▶ **EXERCISE DESCRIPTION**:
Skip all pictures, then print the remaining material exactly.

▶ **COLLECTED DATA**:
--------------------------------------------------

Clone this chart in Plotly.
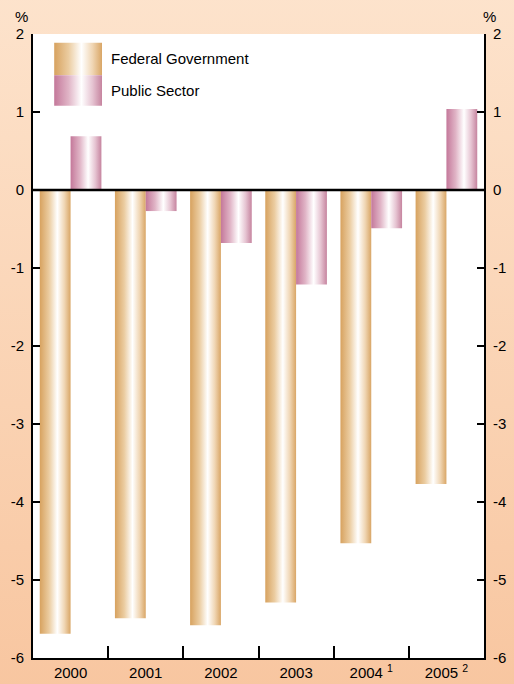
import base64
import plotly.graph_objects as go

# ---- data ----
years = ["2000", "2001", "2002", "2003", "2004 <sup>1</sup>", "2005 <sup>2</sup>"]
federal = [-5.69, -5.49, -5.58, -5.29, -4.53, -3.77]
public = [0.69, -0.27, -0.68, -1.21, -0.49, 1.04]
series_names = ["Federal Government", "Public Sector"]
y_ticks = [-6, -5, -4, -3, -2, -1, 0, 1, 2]
y_ticktext = ["-6", "-5", "-4", "-3", "-2", "-1", "0", "1", "2"]

# ---- styles ----
FONT = "Liberation Sans, Arial, sans-serif"
fed_scale = [[0, "#d7a25f"], [0.3, "#ebcca0"], [0.57, "#ffffff"], [0.8, "#f0d6b4"], [1, "#d9a666"]]
pub_scale = [[0, "#c4789a"], [0.3, "#e0b4c6"], [0.57, "#ffffff"], [0.8, "#e6c4d2"], [1, "#c6849f"]]
BAR_W = 0.41

fig = go.Figure()

def bar_poly(xc0, xc1, v, scale, xa="x", ya="y", y0=0):
    return go.Scatter(
        x=[xc0, xc0, xc1, xc1, xc0], y=[y0, v, v, y0, y0],
        xaxis=xa, yaxis=ya,
        mode="lines", line=dict(width=0), fill="toself",
        fillgradient=dict(type="horizontal", colorscale=scale),
        hoverinfo="skip", showlegend=False,
    )

for i, v in enumerate(federal):
    fig.add_trace(bar_poly(i - BAR_W, i, v, fed_scale))
for i, v in enumerate(public):
    fig.add_trace(bar_poly(i, i + BAR_W, v, pub_scale))

# invisible trace on right axis so it renders
fig.add_trace(go.Scatter(x=[0], y=[0], yaxis="y2", mode="markers",
                         marker=dict(opacity=0), hoverinfo="skip", showlegend=False))

# custom legend boxes (paper-like overlay axes)
leg_x0, leg_x1 = 0.047, 0.153
leg_rows = [(0.934, 0.986), (0.885, 0.934)]
for (yb, yt), sc in zip(leg_rows, [fed_scale, pub_scale]):
    fig.add_trace(go.Scatter(
        x=[leg_x0, leg_x0, leg_x1, leg_x1, leg_x0], y=[yb, yt, yt, yb, yb],
        xaxis="x3", yaxis="y3", mode="lines", line=dict(width=0), fill="toself",
        fillgradient=dict(type="horizontal", colorscale=sc),
        hoverinfo="skip", showlegend=False))

W, H = 514, 684
L, R, T, B = 33, 30, 34, 26
pw, ph = W - L - R, H - T - B

annotations = []
for name, (yb, yt) in zip(series_names, leg_rows):
    annotations.append(dict(text=name, x=0.168, y=(yb + yt) / 2, xref="paper", yref="paper",
                            xanchor="left", yanchor="middle", showarrow=False,
                            font=dict(family=FONT, size=15, color="black")))
annotations.append(dict(text="%", x=-(L - 21) / pw, y=1 + (T - 16) / ph,
                        xref="paper", yref="paper", showarrow=False,
                        xanchor="center", yanchor="middle",
                        font=dict(family=FONT, size=15, color="black")))
annotations.append(dict(text="%", x=1 + (490 - (W - R)) / pw, y=1 + (T - 16) / ph,
                        xref="paper", yref="paper", showarrow=False,
                        xanchor="center", yanchor="middle",
                        font=dict(family=FONT, size=15, color="black")))

# background gradient image
svg = ('<svg xmlns="http://www.w3.org/2000/svg" width="514" height="684" preserveAspectRatio="none">'
       '<defs><linearGradient id="g" x1="0" y1="0" x2="0" y2="1">'
       '<stop offset="0" stop-color="#fde3cc"/><stop offset="1" stop-color="#f8c6a0"/>'
       '</linearGradient></defs><rect width="514" height="684" fill="url(#g)"/></svg>')
src = "data:image/svg+xml;base64," + base64.b64encode(svg.encode()).decode()

fig.update_layout(
    width=W, height=H,
    margin=dict(l=L, r=R, t=T, b=B, pad=0, autoexpand=False),
    paper_bgcolor="#fbd6b6",
    plot_bgcolor="white",
    font=dict(family=FONT, size=15, color="black"),
    showlegend=False,
    images=[dict(source=src, xref="paper", yref="paper",
                 x=-L / pw - 0.01, y=1 + T / ph + 0.01, sizex=W / pw + 0.02, sizey=H / ph + 0.02,
                 xanchor="left", yanchor="top", sizing="stretch", layer="below")],
    shapes=[
        dict(type="rect", xref="paper", yref="paper", x0=0, x1=1, y0=0, y1=1,
             fillcolor="white", line=dict(width=0), layer="below"),
        dict(type="line", xref="paper", yref="y", x0=0, x1=1, y0=0, y1=0,
             line=dict(color="black", width=2.5)),
    ],
    annotations=annotations,
    xaxis=dict(range=[-0.5, 5.5], tickvals=list(range(6)), ticktext=years,
               ticks="", showgrid=False, zeroline=False, automargin=False,
               showline=True, linecolor="black", linewidth=2,
               tickfont=dict(family=FONT, size=15)),
    xaxis2=dict(overlaying="x", range=[-0.5, 5.5], tickvals=[0.5, 1.5, 2.5, 3.5, 4.5],
                ticks="inside", ticklen=12, tickwidth=1.5, tickcolor="black",
                showticklabels=False, showgrid=False, zeroline=False, side="bottom",
                anchor="y", matches="x", automargin=False),
    xaxis3=dict(overlaying="x", range=[0, 1], visible=False, anchor="y3", automargin=False),
    yaxis=dict(range=[-6, 2], tickvals=y_ticks, ticktext=y_ticktext,
               ticks="inside", ticklen=7, tickwidth=1.5,
               tickcolor="black", showgrid=False, zeroline=False, automargin=False,
               showline=True, linecolor="black", linewidth=2,
               tickfont=dict(family=FONT, size=15), ticklabelstandoff=4),
    yaxis2=dict(overlaying="y", side="right", range=[-6, 2], tickvals=y_ticks,
                ticktext=y_ticktext, automargin=False,
                ticks="inside", ticklen=7, tickwidth=1.5, tickcolor="black",
                showgrid=False, zeroline=False, showline=True, linecolor="black",
                linewidth=2, tickfont=dict(family=FONT, size=15), ticklabelstandoff=4),
    yaxis3=dict(overlaying="y", range=[0, 1], visible=False, anchor="x3", automargin=False),
)

# make xaxis2 ticks visible by attaching a trace
fig.add_trace(go.Scatter(x=[0], y=[0], xaxis="x2", mode="markers",
                         marker=dict(opacity=0), hoverinfo="skip", showlegend=False))

fig.write_html("out.html", config={"displayModeBar": False},
               post_script="document.body.style.margin='0px';")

--------------------------------------------------

▶ **RESPONSE TO THE EXERCISE**:
Clone this chart in Plotly.
import base64
import plotly.graph_objects as go

# ---- data ----
years = ["2000", "2001", "2002", "2003", "2004 <sup>1</sup>", "2005 <sup>2</sup>"]
federal = [-5.69, -5.49, -5.58, -5.29, -4.53, -3.77]
public = [0.69, -0.27, -0.68, -1.21, -0.49, 1.04]
series_names = ["Federal Government", "Public Sector"]
y_ticks = [-6, -5, -4, -3, -2, -1, 0, 1, 2]
y_ticktext = ["-6", "-5", "-4", "-3", "-2", "-1", "0", "1", "2"]

# ---- styles ----
FONT = "Liberation Sans, Arial, sans-serif"
fed_scale = [[0, "#d7a25f"], [0.3, "#ebcca0"], [0.57, "#ffffff"], [0.8, "#f0d6b4"], [1, "#d9a666"]]
pub_scale = [[0, "#c4789a"], [0.3, "#e0b4c6"], [0.57, "#ffffff"], [0.8, "#e6c4d2"], [1, "#c6849f"]]
BAR_W = 0.41

fig = go.Figure()

def bar_poly(xc0, xc1, v, scale, xa="x", ya="y", y0=0):
    return go.Scatter(
        x=[xc0, xc0, xc1, xc1, xc0], y=[y0, v, v, y0, y0],
        xaxis=xa, yaxis=ya,
        mode="lines", line=dict(width=0), fill="toself",
        fillgradient=dict(type="horizontal", colorscale=scale),
        hoverinfo="skip", showlegend=False,
    )

for i, v in enumerate(federal):
    fig.add_trace(bar_poly(i - BAR_W, i, v, fed_scale))
for i, v in enumerate(public):
    fig.add_trace(bar_poly(i, i + BAR_W, v, pub_scale))

# invisible trace on right axis so it renders
fig.add_trace(go.Scatter(x=[0], y=[0], yaxis="y2", mode="markers",
                         marker=dict(opacity=0), hoverinfo="skip", showlegend=False))

# custom legend boxes (paper-like overlay axes)
leg_x0, leg_x1 = 0.047, 0.153
leg_rows = [(0.934, 0.986), (0.885, 0.934)]
for (yb, yt), sc in zip(leg_rows, [fed_scale, pub_scale]):
    fig.add_trace(go.Scatter(
        x=[leg_x0, leg_x0, leg_x1, leg_x1, leg_x0], y=[yb, yt, yt, yb, yb],
        xaxis="x3", yaxis="y3", mode="lines", line=dict(width=0), fill="toself",
        fillgradient=dict(type="horizontal", colorscale=sc),
        hoverinfo="skip", showlegend=False))

W, H = 514, 684
L, R, T, B = 33, 30, 34, 26
pw, ph = W - L - R, H - T - B

annotations = []
for name, (yb, yt) in zip(series_names, leg_rows):
    annotations.append(dict(text=name, x=0.168, y=(yb + yt) / 2, xref="paper", yref="paper",
                            xanchor="left", yanchor="middle", showarrow=False,
                            font=dict(family=FONT, size=15, color="black")))
annotations.append(dict(text="%", x=-(L - 21) / pw, y=1 + (T - 16) / ph,
                        xref="paper", yref="paper", showarrow=False,
                        xanchor="center", yanchor="middle",
                        font=dict(family=FONT, size=15, color="black")))
annotations.append(dict(text="%", x=1 + (490 - (W - R)) / pw, y=1 + (T - 16) / ph,
                        xref="paper", yref="paper", showarrow=False,
                        xanchor="center", yanchor="middle",
                        font=dict(family=FONT, size=15, color="black")))

# background gradient image
svg = ('<svg xmlns="http://www.w3.org/2000/svg" width="514" height="684" preserveAspectRatio="none">'
       '<defs><linearGradient id="g" x1="0" y1="0" x2="0" y2="1">'
       '<stop offset="0" stop-color="#fde3cc"/><stop offset="1" stop-color="#f8c6a0"/>'
       '</linearGradient></defs><rect width="514" height="684" fill="url(#g)"/></svg>')
src = "data:image/svg+xml;base64," + base64.b64encode(svg.encode()).decode()

fig.update_layout(
    width=W, height=H,
    margin=dict(l=L, r=R, t=T, b=B, pad=0, autoexpand=False),
    paper_bgcolor="#fbd6b6",
    plot_bgcolor="white",
    font=dict(family=FONT, size=15, color="black"),
    showlegend=False,
    images=[dict(source=src, xref="paper", yref="paper",
                 x=-L / pw - 0.01, y=1 + T / ph + 0.01, sizex=W / pw + 0.02, sizey=H / ph + 0.02,
                 xanchor="left", yanchor="top", sizing="stretch", layer="below")],
    shapes=[
        dict(type="rect", xref="paper", yref="paper", x0=0, x1=1, y0=0, y1=1,
             fillcolor="white", line=dict(width=0), layer="below"),
        dict(type="line", xref="paper", yref="y", x0=0, x1=1, y0=0, y1=0,
             line=dict(color="black", width=2.5)),
    ],
    annotations=annotations,
    xaxis=dict(range=[-0.5, 5.5], tickvals=list(range(6)), ticktext=years,
               ticks="", showgrid=False, zeroline=False, automargin=False,
               showline=True, linecolor="black", linewidth=2,
               tickfont=dict(family=FONT, size=15)),
    xaxis2=dict(overlaying="x", range=[-0.5, 5.5], tickvals=[0.5, 1.5, 2.5, 3.5, 4.5],
                ticks="inside", ticklen=12, tickwidth=1.5, tickcolor="black",
                showticklabels=False, showgrid=False, zeroline=False, side="bottom",
                anchor="y", matches="x", automargin=False),
    xaxis3=dict(overlaying="x", range=[0, 1], visible=False, anchor="y3", automargin=False),
    yaxis=dict(range=[-6, 2], tickvals=y_ticks, ticktext=y_ticktext,
               ticks="inside", ticklen=7, tickwidth=1.5,
               tickcolor="black", showgrid=False, zeroline=False, automargin=False,
               showline=True, linecolor="black", linewidth=2,
               tickfont=dict(family=FONT, size=15), ticklabelstandoff=4),
    yaxis2=dict(overlaying="y", side="right", range=[-6, 2], tickvals=y_ticks,
                ticktext=y_ticktext, automargin=False,
                ticks="inside", ticklen=7, tickwidth=1.5, tickcolor="black",
                showgrid=False, zeroline=False, showline=True, linecolor="black",
                linewidth=2, tickfont=dict(family=FONT, size=15), ticklabelstandoff=4),
    yaxis3=dict(overlaying="y", range=[0, 1], visible=False, anchor="x3", automargin=False),
)

# make xaxis2 ticks visible by attaching a trace
fig.add_trace(go.Scatter(x=[0], y=[0], xaxis="x2", mode="markers",
                         marker=dict(opacity=0), hoverinfo="skip", showlegend=False))

fig.write_html("out.html", config={"displayModeBar": False},
               post_script="document.body.style.margin='0px';")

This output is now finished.